Description of the task: Look through the listing below for the line containing "Recreate this image". Copy it and each line after it up to and including the line containing "plt.rcParams['mathtext.default'] = 'regular'", exactly, leaving out pictures.

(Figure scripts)
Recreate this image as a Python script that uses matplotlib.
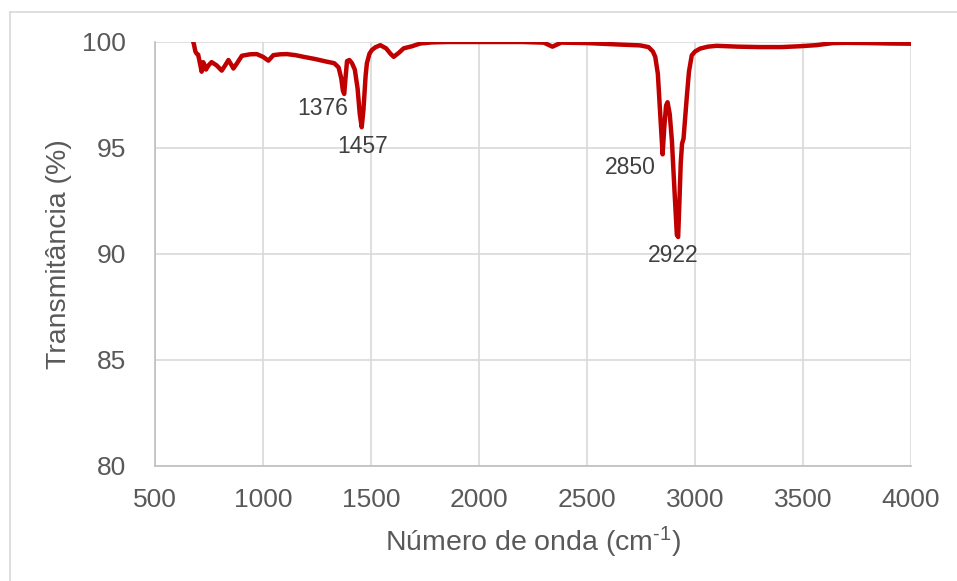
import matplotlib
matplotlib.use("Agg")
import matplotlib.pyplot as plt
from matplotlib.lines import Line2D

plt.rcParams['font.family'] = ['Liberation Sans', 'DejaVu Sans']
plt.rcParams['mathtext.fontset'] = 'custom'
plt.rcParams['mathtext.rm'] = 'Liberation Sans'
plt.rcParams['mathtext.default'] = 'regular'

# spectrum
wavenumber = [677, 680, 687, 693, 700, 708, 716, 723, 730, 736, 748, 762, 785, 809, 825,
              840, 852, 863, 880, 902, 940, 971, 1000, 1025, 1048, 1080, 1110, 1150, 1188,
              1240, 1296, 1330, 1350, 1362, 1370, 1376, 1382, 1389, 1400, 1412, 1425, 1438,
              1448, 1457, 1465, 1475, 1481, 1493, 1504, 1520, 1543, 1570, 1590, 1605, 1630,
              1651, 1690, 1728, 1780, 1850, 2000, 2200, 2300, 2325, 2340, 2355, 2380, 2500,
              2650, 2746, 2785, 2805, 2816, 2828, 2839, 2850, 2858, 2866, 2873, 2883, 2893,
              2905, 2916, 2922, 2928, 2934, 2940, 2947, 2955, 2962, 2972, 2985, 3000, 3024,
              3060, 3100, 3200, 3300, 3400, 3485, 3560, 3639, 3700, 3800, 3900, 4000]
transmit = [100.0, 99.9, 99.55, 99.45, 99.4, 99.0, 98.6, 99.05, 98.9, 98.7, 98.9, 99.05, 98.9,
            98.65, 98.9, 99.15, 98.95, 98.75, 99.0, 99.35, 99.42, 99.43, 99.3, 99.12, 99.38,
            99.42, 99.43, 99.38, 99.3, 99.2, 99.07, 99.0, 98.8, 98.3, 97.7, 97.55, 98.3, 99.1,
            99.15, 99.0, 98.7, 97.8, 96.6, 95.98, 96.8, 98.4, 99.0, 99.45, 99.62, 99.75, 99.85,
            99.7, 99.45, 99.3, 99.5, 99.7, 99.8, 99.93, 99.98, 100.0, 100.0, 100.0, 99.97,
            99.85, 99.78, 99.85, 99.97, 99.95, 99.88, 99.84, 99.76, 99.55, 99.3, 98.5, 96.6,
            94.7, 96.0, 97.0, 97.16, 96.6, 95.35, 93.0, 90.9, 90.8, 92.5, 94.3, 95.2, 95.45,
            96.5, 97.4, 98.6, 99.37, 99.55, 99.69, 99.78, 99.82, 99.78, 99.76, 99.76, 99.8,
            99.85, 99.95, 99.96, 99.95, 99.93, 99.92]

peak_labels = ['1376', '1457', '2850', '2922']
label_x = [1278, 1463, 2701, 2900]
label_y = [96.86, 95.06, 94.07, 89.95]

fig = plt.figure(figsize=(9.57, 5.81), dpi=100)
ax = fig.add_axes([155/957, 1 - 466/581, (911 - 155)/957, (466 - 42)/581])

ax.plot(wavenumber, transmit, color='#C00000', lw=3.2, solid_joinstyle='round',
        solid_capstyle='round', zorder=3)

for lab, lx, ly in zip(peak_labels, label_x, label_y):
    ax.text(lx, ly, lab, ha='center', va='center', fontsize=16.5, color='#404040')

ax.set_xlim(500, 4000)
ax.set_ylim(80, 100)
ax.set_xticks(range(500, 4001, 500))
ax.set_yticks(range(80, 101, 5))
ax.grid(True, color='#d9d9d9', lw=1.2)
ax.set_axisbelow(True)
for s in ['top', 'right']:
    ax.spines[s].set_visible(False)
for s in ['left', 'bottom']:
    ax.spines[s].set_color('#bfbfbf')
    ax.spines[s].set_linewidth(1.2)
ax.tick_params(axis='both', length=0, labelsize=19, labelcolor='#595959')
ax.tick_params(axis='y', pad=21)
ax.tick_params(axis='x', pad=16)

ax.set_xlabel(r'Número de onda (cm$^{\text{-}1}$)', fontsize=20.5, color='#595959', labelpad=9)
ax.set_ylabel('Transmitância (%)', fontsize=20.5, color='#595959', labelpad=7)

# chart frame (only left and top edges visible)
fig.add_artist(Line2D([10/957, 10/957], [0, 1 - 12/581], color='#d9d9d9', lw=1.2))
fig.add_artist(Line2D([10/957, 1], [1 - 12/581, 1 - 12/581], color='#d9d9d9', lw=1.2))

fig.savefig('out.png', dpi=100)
...
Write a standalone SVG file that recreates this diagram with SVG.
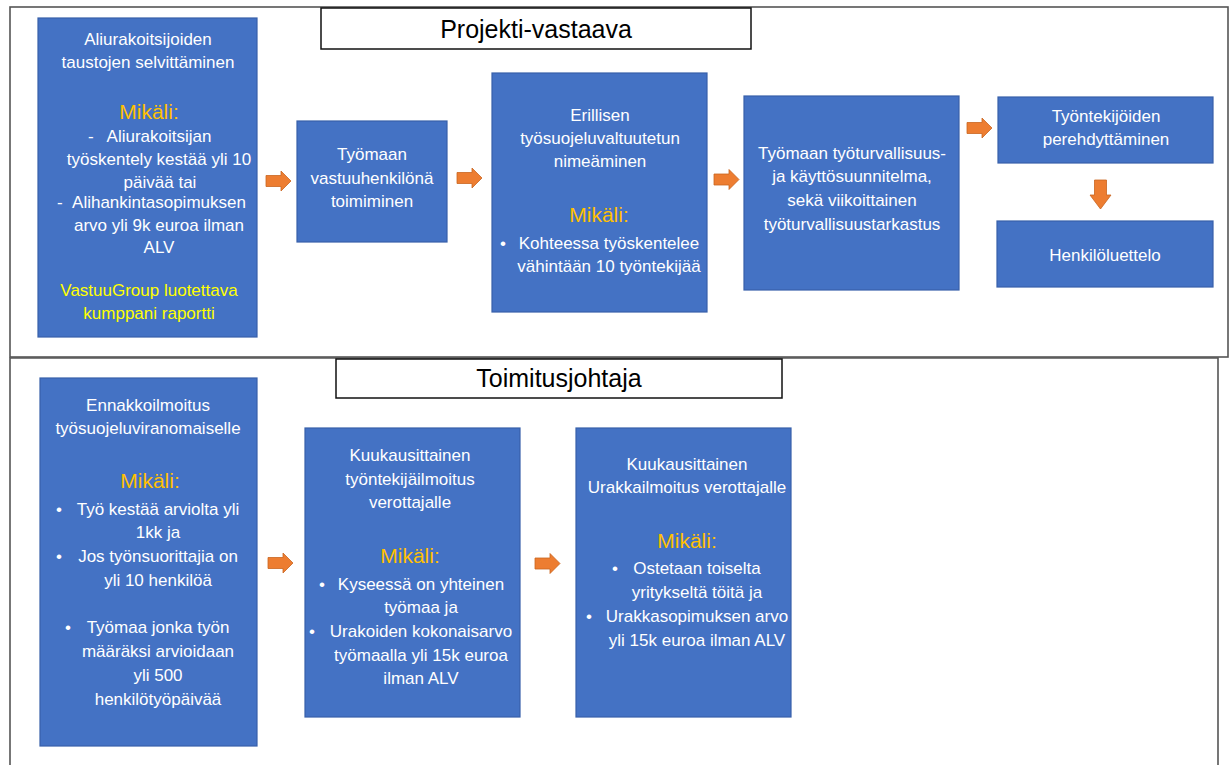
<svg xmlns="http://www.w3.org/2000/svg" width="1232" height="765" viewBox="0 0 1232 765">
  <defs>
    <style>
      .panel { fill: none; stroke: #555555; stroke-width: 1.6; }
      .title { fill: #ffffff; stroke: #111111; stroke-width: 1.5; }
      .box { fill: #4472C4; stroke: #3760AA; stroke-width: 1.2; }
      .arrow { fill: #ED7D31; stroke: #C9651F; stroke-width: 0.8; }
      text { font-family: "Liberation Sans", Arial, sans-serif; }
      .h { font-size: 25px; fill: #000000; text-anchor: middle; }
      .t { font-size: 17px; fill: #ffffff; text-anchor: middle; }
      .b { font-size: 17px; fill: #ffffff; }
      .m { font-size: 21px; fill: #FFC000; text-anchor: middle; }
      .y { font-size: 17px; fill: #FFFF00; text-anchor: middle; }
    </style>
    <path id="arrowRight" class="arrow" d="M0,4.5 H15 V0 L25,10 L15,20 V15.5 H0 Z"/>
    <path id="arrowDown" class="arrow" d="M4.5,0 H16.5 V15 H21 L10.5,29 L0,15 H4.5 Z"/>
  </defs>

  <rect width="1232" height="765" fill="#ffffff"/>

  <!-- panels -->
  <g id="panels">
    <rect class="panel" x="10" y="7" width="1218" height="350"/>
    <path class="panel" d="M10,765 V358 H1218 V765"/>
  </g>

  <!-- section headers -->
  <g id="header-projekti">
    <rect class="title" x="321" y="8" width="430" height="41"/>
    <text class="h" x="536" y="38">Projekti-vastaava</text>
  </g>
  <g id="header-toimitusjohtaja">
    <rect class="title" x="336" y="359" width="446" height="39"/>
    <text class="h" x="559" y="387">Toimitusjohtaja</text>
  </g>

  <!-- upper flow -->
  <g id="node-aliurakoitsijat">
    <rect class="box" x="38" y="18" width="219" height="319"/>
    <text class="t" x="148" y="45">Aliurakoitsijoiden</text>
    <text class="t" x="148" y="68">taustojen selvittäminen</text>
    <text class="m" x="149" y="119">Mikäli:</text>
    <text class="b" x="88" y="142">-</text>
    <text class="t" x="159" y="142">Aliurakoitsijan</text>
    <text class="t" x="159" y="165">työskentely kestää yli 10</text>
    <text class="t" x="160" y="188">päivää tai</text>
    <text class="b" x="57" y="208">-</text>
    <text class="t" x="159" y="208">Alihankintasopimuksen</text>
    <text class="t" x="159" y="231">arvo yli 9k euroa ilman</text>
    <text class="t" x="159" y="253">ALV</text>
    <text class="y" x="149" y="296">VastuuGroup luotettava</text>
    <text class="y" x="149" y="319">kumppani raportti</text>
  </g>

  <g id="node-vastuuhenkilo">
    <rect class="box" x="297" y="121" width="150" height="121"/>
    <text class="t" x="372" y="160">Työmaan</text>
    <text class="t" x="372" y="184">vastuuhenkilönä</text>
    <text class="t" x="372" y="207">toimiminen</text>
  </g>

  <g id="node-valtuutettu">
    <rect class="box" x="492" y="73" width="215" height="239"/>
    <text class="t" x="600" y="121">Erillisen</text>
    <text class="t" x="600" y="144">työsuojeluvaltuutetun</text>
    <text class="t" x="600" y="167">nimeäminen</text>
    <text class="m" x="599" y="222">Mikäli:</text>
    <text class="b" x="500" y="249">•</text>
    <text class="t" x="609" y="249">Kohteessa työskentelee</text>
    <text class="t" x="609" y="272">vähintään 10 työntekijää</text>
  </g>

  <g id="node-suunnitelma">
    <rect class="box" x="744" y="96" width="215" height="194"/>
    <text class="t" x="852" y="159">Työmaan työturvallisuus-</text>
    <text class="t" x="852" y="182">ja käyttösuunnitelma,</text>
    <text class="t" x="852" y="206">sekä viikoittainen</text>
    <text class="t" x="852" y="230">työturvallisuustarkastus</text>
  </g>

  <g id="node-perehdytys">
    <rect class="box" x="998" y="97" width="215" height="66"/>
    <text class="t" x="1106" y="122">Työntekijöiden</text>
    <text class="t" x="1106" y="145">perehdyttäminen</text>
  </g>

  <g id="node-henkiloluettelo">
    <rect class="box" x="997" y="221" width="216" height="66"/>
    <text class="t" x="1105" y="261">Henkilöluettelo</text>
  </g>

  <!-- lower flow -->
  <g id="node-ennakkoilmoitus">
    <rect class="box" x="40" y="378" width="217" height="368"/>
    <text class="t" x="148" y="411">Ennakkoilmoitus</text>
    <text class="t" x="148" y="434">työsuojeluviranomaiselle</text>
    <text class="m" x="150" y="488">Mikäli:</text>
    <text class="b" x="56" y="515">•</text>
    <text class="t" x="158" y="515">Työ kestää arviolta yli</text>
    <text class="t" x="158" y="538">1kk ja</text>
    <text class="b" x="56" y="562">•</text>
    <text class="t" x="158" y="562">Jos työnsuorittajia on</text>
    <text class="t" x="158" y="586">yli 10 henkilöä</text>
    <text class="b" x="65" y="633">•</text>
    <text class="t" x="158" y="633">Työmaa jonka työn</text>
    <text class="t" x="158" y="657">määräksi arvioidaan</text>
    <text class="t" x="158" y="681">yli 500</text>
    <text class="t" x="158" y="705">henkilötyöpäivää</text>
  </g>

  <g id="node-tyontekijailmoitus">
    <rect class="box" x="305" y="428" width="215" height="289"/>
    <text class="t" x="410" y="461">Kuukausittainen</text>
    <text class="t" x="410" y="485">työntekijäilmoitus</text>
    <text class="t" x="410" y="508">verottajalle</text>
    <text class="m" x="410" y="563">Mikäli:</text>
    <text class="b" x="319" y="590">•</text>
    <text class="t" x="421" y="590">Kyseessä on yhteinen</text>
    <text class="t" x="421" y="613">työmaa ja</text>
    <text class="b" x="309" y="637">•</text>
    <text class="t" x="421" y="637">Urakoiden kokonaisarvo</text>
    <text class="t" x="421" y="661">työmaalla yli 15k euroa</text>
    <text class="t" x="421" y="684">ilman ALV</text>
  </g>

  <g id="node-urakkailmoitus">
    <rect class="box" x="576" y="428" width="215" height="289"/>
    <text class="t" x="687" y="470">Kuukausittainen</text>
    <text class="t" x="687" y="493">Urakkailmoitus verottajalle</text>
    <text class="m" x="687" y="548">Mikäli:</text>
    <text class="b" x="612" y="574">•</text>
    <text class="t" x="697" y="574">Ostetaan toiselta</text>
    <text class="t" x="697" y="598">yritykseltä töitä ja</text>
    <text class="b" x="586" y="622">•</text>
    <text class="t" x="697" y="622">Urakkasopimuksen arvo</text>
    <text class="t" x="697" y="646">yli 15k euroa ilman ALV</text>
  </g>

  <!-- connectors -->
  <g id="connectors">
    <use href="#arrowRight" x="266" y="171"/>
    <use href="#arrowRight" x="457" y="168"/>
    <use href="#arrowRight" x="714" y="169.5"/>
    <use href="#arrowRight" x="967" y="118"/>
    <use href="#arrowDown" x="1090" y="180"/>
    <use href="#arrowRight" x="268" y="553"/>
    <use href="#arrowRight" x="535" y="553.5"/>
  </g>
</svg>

Exercise answer:
Recreate this image as a Python script that uses matplotlib.
import matplotlib
matplotlib.use("Agg")
import matplotlib.pyplot as plt
from matplotlib.lines import Line2D

plt.rcParams['font.family'] = ['Liberation Sans', 'DejaVu Sans']
plt.rcParams['mathtext.fontset'] = 'custom'
plt.rcParams['mathtext.rm'] = 'Liberation Sans'
plt.rcParams['mathtext.default'] = 'regular'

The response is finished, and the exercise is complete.